**REQUIRED TASK**
Copy out all the lines exactly. Omit pictures.

**AVAILABLE DATA**
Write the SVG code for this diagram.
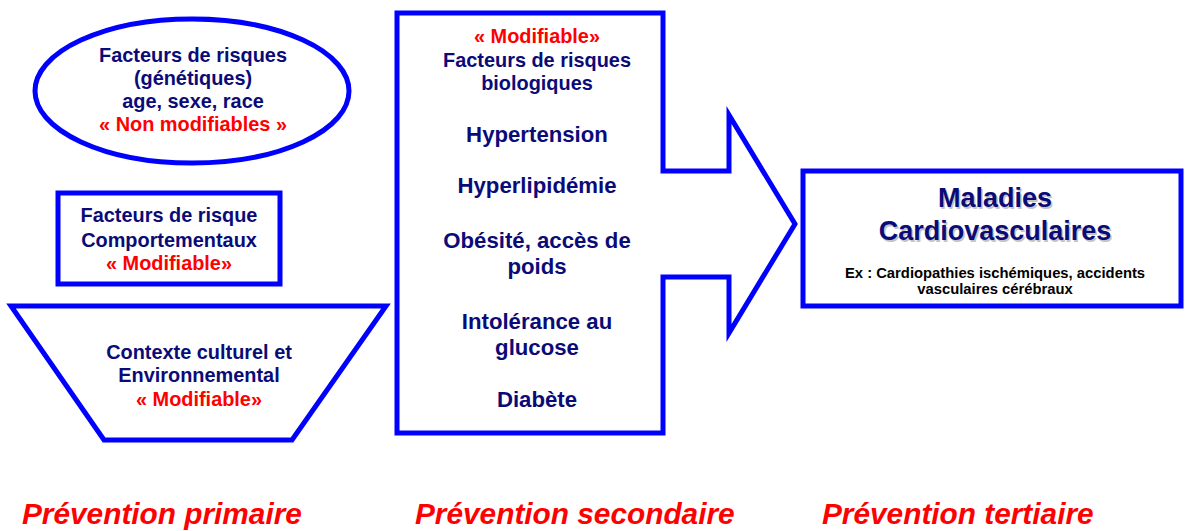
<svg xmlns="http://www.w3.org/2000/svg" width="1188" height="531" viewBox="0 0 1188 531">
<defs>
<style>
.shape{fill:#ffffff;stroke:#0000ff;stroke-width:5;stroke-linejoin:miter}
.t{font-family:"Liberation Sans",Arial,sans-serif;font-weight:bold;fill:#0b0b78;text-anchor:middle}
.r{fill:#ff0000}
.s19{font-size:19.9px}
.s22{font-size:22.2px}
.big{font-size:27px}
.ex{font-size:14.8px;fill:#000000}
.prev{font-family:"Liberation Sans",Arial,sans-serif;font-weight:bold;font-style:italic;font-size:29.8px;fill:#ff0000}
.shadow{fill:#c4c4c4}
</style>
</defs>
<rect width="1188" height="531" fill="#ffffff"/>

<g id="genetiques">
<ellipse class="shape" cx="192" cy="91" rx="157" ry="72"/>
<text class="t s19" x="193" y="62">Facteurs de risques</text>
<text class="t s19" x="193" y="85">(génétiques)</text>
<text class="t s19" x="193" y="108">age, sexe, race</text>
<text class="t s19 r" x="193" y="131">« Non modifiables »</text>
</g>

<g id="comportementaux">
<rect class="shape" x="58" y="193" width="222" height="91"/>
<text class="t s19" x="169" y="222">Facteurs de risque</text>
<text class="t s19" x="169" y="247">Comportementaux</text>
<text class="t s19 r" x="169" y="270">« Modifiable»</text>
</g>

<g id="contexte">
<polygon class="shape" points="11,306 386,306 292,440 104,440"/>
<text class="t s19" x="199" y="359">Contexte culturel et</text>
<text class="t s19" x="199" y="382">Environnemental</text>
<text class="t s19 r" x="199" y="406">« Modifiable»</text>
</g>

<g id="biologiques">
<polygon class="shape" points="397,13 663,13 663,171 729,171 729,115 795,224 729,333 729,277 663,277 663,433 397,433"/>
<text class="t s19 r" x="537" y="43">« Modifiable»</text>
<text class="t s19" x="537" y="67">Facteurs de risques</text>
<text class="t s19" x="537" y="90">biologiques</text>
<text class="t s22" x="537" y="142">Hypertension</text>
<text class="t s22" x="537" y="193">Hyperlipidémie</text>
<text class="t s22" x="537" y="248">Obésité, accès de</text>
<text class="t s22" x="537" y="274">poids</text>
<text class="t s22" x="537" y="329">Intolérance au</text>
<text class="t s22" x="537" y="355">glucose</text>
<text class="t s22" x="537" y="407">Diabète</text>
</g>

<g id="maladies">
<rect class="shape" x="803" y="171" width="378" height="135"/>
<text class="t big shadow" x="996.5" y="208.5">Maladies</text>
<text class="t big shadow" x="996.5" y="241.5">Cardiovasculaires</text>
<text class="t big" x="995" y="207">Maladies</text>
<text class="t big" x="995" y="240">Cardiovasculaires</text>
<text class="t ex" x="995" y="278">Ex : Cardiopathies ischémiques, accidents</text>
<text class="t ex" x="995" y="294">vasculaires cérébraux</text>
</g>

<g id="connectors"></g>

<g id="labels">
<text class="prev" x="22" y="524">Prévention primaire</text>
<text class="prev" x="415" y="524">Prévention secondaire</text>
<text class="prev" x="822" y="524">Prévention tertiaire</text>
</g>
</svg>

**CORRECT RESPONSE**
Write the SVG code for this diagram.
<svg xmlns="http://www.w3.org/2000/svg" width="1188" height="531" viewBox="0 0 1188 531">
<defs>
<style>
.shape{fill:#ffffff;stroke:#0000ff;stroke-width:5;stroke-linejoin:miter}
.t{font-family:"Liberation Sans",Arial,sans-serif;font-weight:bold;fill:#0b0b78;text-anchor:middle}
.r{fill:#ff0000}
.s19{font-size:19.9px}
.s22{font-size:22.2px}
.big{font-size:27px}
.ex{font-size:14.8px;fill:#000000}
.prev{font-family:"Liberation Sans",Arial,sans-serif;font-weight:bold;font-style:italic;font-size:29.8px;fill:#ff0000}
.shadow{fill:#c4c4c4}
</style>
</defs>
<rect width="1188" height="531" fill="#ffffff"/>

<g id="genetiques">
<ellipse class="shape" cx="192" cy="91" rx="157" ry="72"/>
<text class="t s19" x="193" y="62">Facteurs de risques</text>
<text class="t s19" x="193" y="85">(génétiques)</text>
<text class="t s19" x="193" y="108">age, sexe, race</text>
<text class="t s19 r" x="193" y="131">« Non modifiables »</text>
</g>

<g id="comportementaux">
<rect class="shape" x="58" y="193" width="222" height="91"/>
<text class="t s19" x="169" y="222">Facteurs de risque</text>
<text class="t s19" x="169" y="247">Comportementaux</text>
<text class="t s19 r" x="169" y="270">« Modifiable»</text>
</g>

<g id="contexte">
<polygon class="shape" points="11,306 386,306 292,440 104,440"/>
<text class="t s19" x="199" y="359">Contexte culturel et</text>
<text class="t s19" x="199" y="382">Environnemental</text>
<text class="t s19 r" x="199" y="406">« Modifiable»</text>
</g>

<g id="biologiques">
<polygon class="shape" points="397,13 663,13 663,171 729,171 729,115 795,224 729,333 729,277 663,277 663,433 397,433"/>
<text class="t s19 r" x="537" y="43">« Modifiable»</text>
<text class="t s19" x="537" y="67">Facteurs de risques</text>
<text class="t s19" x="537" y="90">biologiques</text>
<text class="t s22" x="537" y="142">Hypertension</text>
<text class="t s22" x="537" y="193">Hyperlipidémie</text>
<text class="t s22" x="537" y="248">Obésité, accès de</text>
<text class="t s22" x="537" y="274">poids</text>
<text class="t s22" x="537" y="329">Intolérance au</text>
<text class="t s22" x="537" y="355">glucose</text>
<text class="t s22" x="537" y="407">Diabète</text>
</g>

<g id="maladies">
<rect class="shape" x="803" y="171" width="378" height="135"/>
<text class="t big shadow" x="996.5" y="208.5">Maladies</text>
<text class="t big shadow" x="996.5" y="241.5">Cardiovasculaires</text>
<text class="t big" x="995" y="207">Maladies</text>
<text class="t big" x="995" y="240">Cardiovasculaires</text>
<text class="t ex" x="995" y="278">Ex : Cardiopathies ischémiques, accidents</text>
<text class="t ex" x="995" y="294">vasculaires cérébraux</text>
</g>

<g id="connectors"></g>

<g id="labels">
<text class="prev" x="22" y="524">Prévention primaire</text>
<text class="prev" x="415" y="524">Prévention secondaire</text>
<text class="prev" x="822" y="524">Prévention tertiaire</text>
</g>
</svg>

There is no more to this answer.